→ CHALLENGE: In the records below, find each line containing the word "this" and copy it.

Data items:
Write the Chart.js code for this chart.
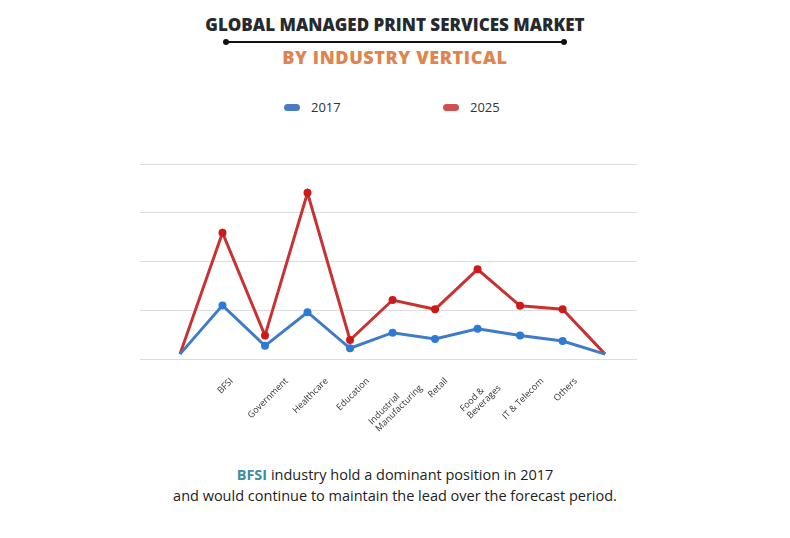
<!DOCTYPE html>
<html>
  <head>
    <title>Global Managed Print Services Market</title>
    <script src="https://cdn.jsdelivr.net/npm/chart.js"></script>
    <style>
      body {
        margin: 0;
        width: 790px;
        height: 538px;
        background: #fff;
        font-family: "Open Sans", Arial, sans-serif;
        position: relative;
        overflow: hidden;
      }
      .title {
        position: absolute;
        top: 13px;
        left: 0;
        width: 790px;
        text-align: center;
        font-weight: 800;
        font-size: 17px;
        color: #262a2e;
      }
      .rule {
        position: absolute;
        top: 41px;
        left: 226px;
        width: 338px;
        height: 2px;
        background: #111;
      }
      .rule:before,
      .rule:after {
        content: "";
        position: absolute;
        top: -2px;
        width: 6px;
        height: 6px;
        border-radius: 50%;
        background: #111;
      }
      .rule:before { left: -3px; }
      .rule:after { right: -3px; }
      .subtitle {
        position: absolute;
        top: 45px;
        left: 0;
        width: 790px;
        text-align: center;
        font-weight: 800;
        font-size: 18px;
        letter-spacing: 0.6px;
        color: #e0844e;
      }
      .legend span {
        position: absolute;
        font-size: 13px;
        color: #333;
        top: 98px;
      }
      .legend i {
        position: absolute;
        top: 104px;
        width: 16px;
        height: 7px;
        border-radius: 4px;
      }
      #chart {
        position: absolute;
        top: 130px;
        left: 0;
      }
      .note {
        position: absolute;
        top: 464px;
        left: 0;
        width: 790px;
        text-align: center;
        font-size: 14.5px;
        line-height: 21px;
        color: #222;
      }
      .note b { color: #3a8fa0; }
    </style>
  </head>
  <body>
    <div class="title">GLOBAL MANAGED PRINT SERVICES MARKET</div>
    <div class="rule"></div>
    <div class="subtitle">BY INDUSTRY VERTICAL</div>
    <div class="legend">
      <i style="left: 284px; background: #4a7cc4"></i><span style="left: 311px">2017</span>
      <i style="left: 443px; background: #d05050"></i><span style="left: 470px">2025</span>
    </div>
    <canvas id="chart" width="790" height="310"></canvas>
    <div class="note">
      <b>BFSI</b> industry hold a dominant position in 2017<br />
      and would continue to maintain the lead over the forecast period.
    </div>

    <script>
      const categories = [
        "",
        "BFSI",
        "Government",
        "Healthcare",
        "Education",
        ["Industrial", "Manufacturing"],
        "Retail",
        ["Food &", "Beverages"],
        "IT & Telecom",
        "Others",
        "",
      ];
      const values2017 = [0.1, 1.1, 0.27, 0.96, 0.22, 0.54, 0.41, 0.62, 0.48, 0.37, 0.1];
      const values2025 = [0.1, 2.59, 0.48, 3.41, 0.39, 1.21, 1.02, 1.84, 1.09, 1.02, 0.1];

      const dots = categories.map((c, i) => (i === 0 || i === categories.length - 1 ? 0 : 4));
      const toPoints = (arr) => arr.map((v, i) => ({ x: i, y: v }));

      // tick labels turned 45deg and centred under their tick
      const centredLabels = {
        id: "centredLabels",
        afterDraw(chart) {
          const ctx = chart.ctx;
          const x = chart.scales.x;
          const top = x.top + 17;
          const lh = 10;
          ctx.save();
          ctx.font = "9px 'Open Sans'";
          ctx.fillStyle = "#333";
          ctx.textAlign = "left";
          ctx.textBaseline = "middle";
          categories.forEach((c, i) => {
            if (!c) return;
            const lines = Array.isArray(c) ? c : [c];
            const w = Math.max(...lines.map((l) => ctx.measureText(l).width));
            const h = lines.length * lh;
            const cx = x.getPixelForValue(i) + 3;
            const cy = top + (w + h) * 0.354;
            ctx.save();
            ctx.translate(cx, cy);
            ctx.rotate(-Math.PI / 4);
            lines.forEach((l, j) => ctx.fillText(l, -w / 2, -h / 2 + lh * (j + 0.5)));
            ctx.restore();
          });
          ctx.restore();
        },
      };

      new Chart(document.getElementById("chart").getContext("2d"), {
        type: "line",
        data: {
          datasets: [
            {
              label: "2017",
              data: toPoints(values2017),
              borderColor: "#3f7cc8",
              backgroundColor: "#2f79d6",
              pointBackgroundColor: "#2f79d6",
              pointBorderWidth: 0,
              borderWidth: 3,
              pointRadius: dots,
              tension: 0,
            },
            {
              label: "2025",
              data: toPoints(values2025),
              borderColor: "#c83232",
              backgroundColor: "#cc1a1a",
              pointBackgroundColor: "#cc1a1a",
              pointBorderWidth: 0,
              borderWidth: 3,
              pointRadius: dots,
              tension: 0,
            },
          ],
        },
        options: {
          responsive: false,
          animation: false,
          clip: false,
          layout: { padding: { top: 34, left: 140, right: 153, bottom: 0 } },
          plugins: { legend: { display: false }, tooltip: { enabled: false } },
          scales: {
            x: {
              type: "linear",
              min: -0.94,
              max: 10.75,
              grid: { display: false },
              border: { display: false },
              ticks: { display: false },
              afterFit: (s) => {
                s.height = 81;
              },
            },
            y: {
              min: 0,
              max: 4,
              ticks: { display: false, stepSize: 1 },
              grid: { color: "#dcdcdc", lineWidth: 1, drawTicks: false },
              border: { display: false },
              afterFit: (s) => {
                s.width = 0;
              },
            },
          },
        },
        plugins: [centredLabels],
      });
    </script>
  </body>
</html>
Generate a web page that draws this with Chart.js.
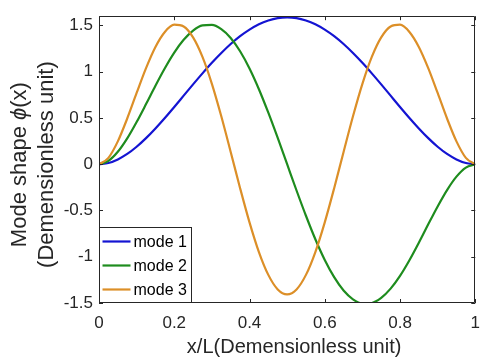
<!DOCTYPE html>
<html><head><meta charset="utf-8">
<script src="https://cdn.jsdelivr.net/npm/chart.js@4"></script>
<style>html,body{margin:0;padding:0;overflow:hidden;background:#fff}</style>
</head><body>
<canvas id="c" width="490" height="358" style="display:block"></canvas>
<script>
const xValues = [0,0.025,0.05,0.075,0.1,0.125,0.15,0.175,0.2,0.225,0.25,0.275,0.3,0.325,0.35,0.375,0.4,0.425,0.45,0.475,0.5,0.525,0.55,0.575,0.6,0.625,0.65,0.675,0.7,0.725,0.75,0.775,0.8,0.825,0.85,0.875,0.9,0.925,0.95,0.975,1];
const mode1 = [0,0.013,0.052,0.111,0.189,0.282,0.387,0.500,0.619,0.741,0.863,0.982,1.096,1.202,1.299,1.384,1.455,1.513,1.554,1.580,1.588,1.580,1.554,1.513,1.455,1.384,1.299,1.202,1.096,0.982,0.863,0.741,0.619,0.500,0.387,0.282,0.189,0.111,0.052,0.013,0];
const mode2 = [0,0.036,0.134,0.279,0.456,0.650,0.849,1.038,1.207,1.345,1.445,1.500,1.506,1.460,1.365,1.221,1.035,0.811,0.557,0.284,0,-0.284,-0.557,-0.811,-1.035,-1.221,-1.365,-1.460,-1.506,-1.500,-1.445,-1.345,-1.207,-1.038,-0.849,-0.650,-0.456,-0.279,-0.134,-0.036,0];
const mode3 = [0,0.069,0.247,0.494,0.770,1.039,1.268,1.430,1.508,1.489,1.371,1.160,0.869,0.518,0.133,-0.259,-0.628,-0.949,-1.196,-1.353,-1.406,-1.353,-1.196,-0.949,-0.628,-0.259,0.133,0.518,0.869,1.160,1.371,1.489,1.508,1.430,1.268,1.039,0.770,0.494,0.247,0.069,0];
const seriesLabels = ['mode 1','mode 2','mode 3'];
const seriesColors = ['#1414d2','#1e8c1e','#dc8f28'];
const xTickValues = [0,0.2,0.4,0.6,0.8,1];
const xTickLabels = ['0','0.2','0.4','0.6','0.8','1'];
const yTickValues = [-1.5,-1,-0.5,0,0.5,1,1.5];
const yTickLabels = ['-1.5','-1','-0.5','0','0.5','1','1.5'];
const xTitle = 'x/L(Demensionless unit)';
// y title: line 1 in segments (the symbol is italic), line 2 plain
const yTitleLine1 = [['Mode shape ', false], ['\u03D5', true], ['(x)', false]];
const yTitleLine2 = '(Demensionless unit)';

const FONT = 'Liberation Sans, Arial, Helvetica, sans-serif';
const AXC = '#262626';
Chart.defaults.font.family = FONT;

const series = [mode1, mode2, mode3];
const datasets = series.map((arr, i) => ({
  label: seriesLabels[i],
  data: xValues.map((x, j) => ({x: x, y: arr[j]})),
  borderColor: seriesColors[i],
  backgroundColor: seriesColors[i],
  borderWidth: 2.2,
  pointRadius: 0,
  fill: false,
  cubicInterpolationMode: 'monotone',
  order: 3 - i
}));

const framePlugin = {
  id: 'frame',
  afterDraw(chart) {
    const {ctx, chartArea: a, scales: {x, y}} = chart;
    ctx.save();
    ctx.strokeStyle = AXC;
    ctx.lineWidth = 1;
    ctx.beginPath();
    ctx.rect(Math.round(a.left) + 0.5, Math.round(a.top) + 0.5, Math.round(a.right - a.left) - 1, Math.round(a.bottom - a.top) - 1);
    const tl = 4;
    xTickValues.forEach(v => {
      const px = Math.round(x.getPixelForValue(v)) + 0.5;
      ctx.moveTo(px, a.bottom); ctx.lineTo(px, a.bottom - tl);
      ctx.moveTo(px, a.top); ctx.lineTo(px, a.top + tl);
    });
    yTickValues.forEach(v => {
      const py = Math.round(y.getPixelForValue(v)) + 0.5;
      ctx.moveTo(a.left, py); ctx.lineTo(a.left + tl, py);
      ctx.moveTo(a.right, py); ctx.lineTo(a.right - tl, py);
    });
    ctx.stroke();

    // legend box (bottom-left inside axes)
    const bw = 92, bh = 76;
    const bx = Math.round(a.left) + 0.5, by = Math.round(a.bottom) - bh + 0.5;
    ctx.fillStyle = '#fff';
    ctx.fillRect(bx, by, bw, bh - 1);
    ctx.strokeStyle = AXC;
    ctx.strokeRect(bx, by, bw, bh - 1);
    ctx.font = '16px ' + FONT;
    ctx.textBaseline = 'middle';
    ctx.textAlign = 'left';
    chart.data.datasets.forEach((ds, i) => {
      const ly = by + 14 + i * 24;
      ctx.strokeStyle = ds.borderColor;
      ctx.lineWidth = 2.2;
      ctx.beginPath();
      ctx.moveTo(bx + 3, ly); ctx.lineTo(bx + 31, ly);
      ctx.stroke();
      ctx.fillStyle = '#000';
      ctx.fillText(ds.label, bx + 34, ly + 1);
    });

    // axis titles
    ctx.fillStyle = AXC;
    ctx.textBaseline = 'middle';
    ctx.textAlign = 'center';
    ctx.font = '20px ' + FONT;
    ctx.fillText(xTitle, (a.left + a.right) / 2 + 7, 347);

    const cy = (a.top + a.bottom) / 2 + 5;
    const yf = '22px ' + FONT, yfi = 'italic 22px ' + FONT;
    // line 1
    ctx.save();
    ctx.translate(20, cy);
    ctx.rotate(-Math.PI / 2);
    ctx.textAlign = 'left';
    let w = 0;
    yTitleLine1.forEach(([t, it]) => { ctx.font = it ? yfi : yf; w += ctx.measureText(t).width; });
    let px = -w / 2;
    yTitleLine1.forEach(([t, it]) => { ctx.font = it ? yfi : yf; ctx.fillText(t, px, 0); px += ctx.measureText(t).width; });
    ctx.restore();
    // line 2
    ctx.save();
    ctx.translate(47, cy);
    ctx.rotate(-Math.PI / 2);
    ctx.textAlign = 'center';
    ctx.font = yf;
    ctx.fillText(yTitleLine2, 0, 0);
    ctx.restore();
    ctx.restore();
  }
};

new Chart(document.getElementById('c'), {
  type: 'line',
  data: {datasets: datasets},
  plugins: [framePlugin],
  options: {
    responsive: false,
    animation: false,
    devicePixelRatio: 1,
    layout: {padding: {top: 16, left: 0, right: 2, bottom: 0}},
    plugins: {legend: {display: false}, tooltip: {enabled: false}},
    scales: {
      x: {
        type: 'linear', min: 0, max: 1,
        afterBuildTicks: s => { s.ticks = xTickValues.map(v => ({value: v})); },
        afterFit: s => { s.height = 55; },
        ticks: {callback: (v, i) => xTickLabels[i], font: {size: 17}, color: AXC, padding: 10, maxRotation: 0, autoSkip: false},
        grid: {display: true, drawOnChartArea: false, drawTicks: false},
        border: {display: false},
        title: {display: false}
      },
      y: {
        type: 'linear', min: -1.5, max: 1.6,
        afterBuildTicks: s => { s.ticks = yTickValues.map(v => ({value: v})); },
        afterFit: s => { s.width = 99; },
        ticks: {callback: (v, i) => yTickLabels[i], font: {size: 17}, color: AXC, padding: 6, autoSkip: false},
        grid: {display: true, drawOnChartArea: false, drawTicks: false},
        border: {display: false},
        title: {display: false}
      }
    }
  }
});
</script>
</body></html>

→ THE ANSWER:
Write the Chart.js code for this chart.
Generate a web page that draws this with Chart.js.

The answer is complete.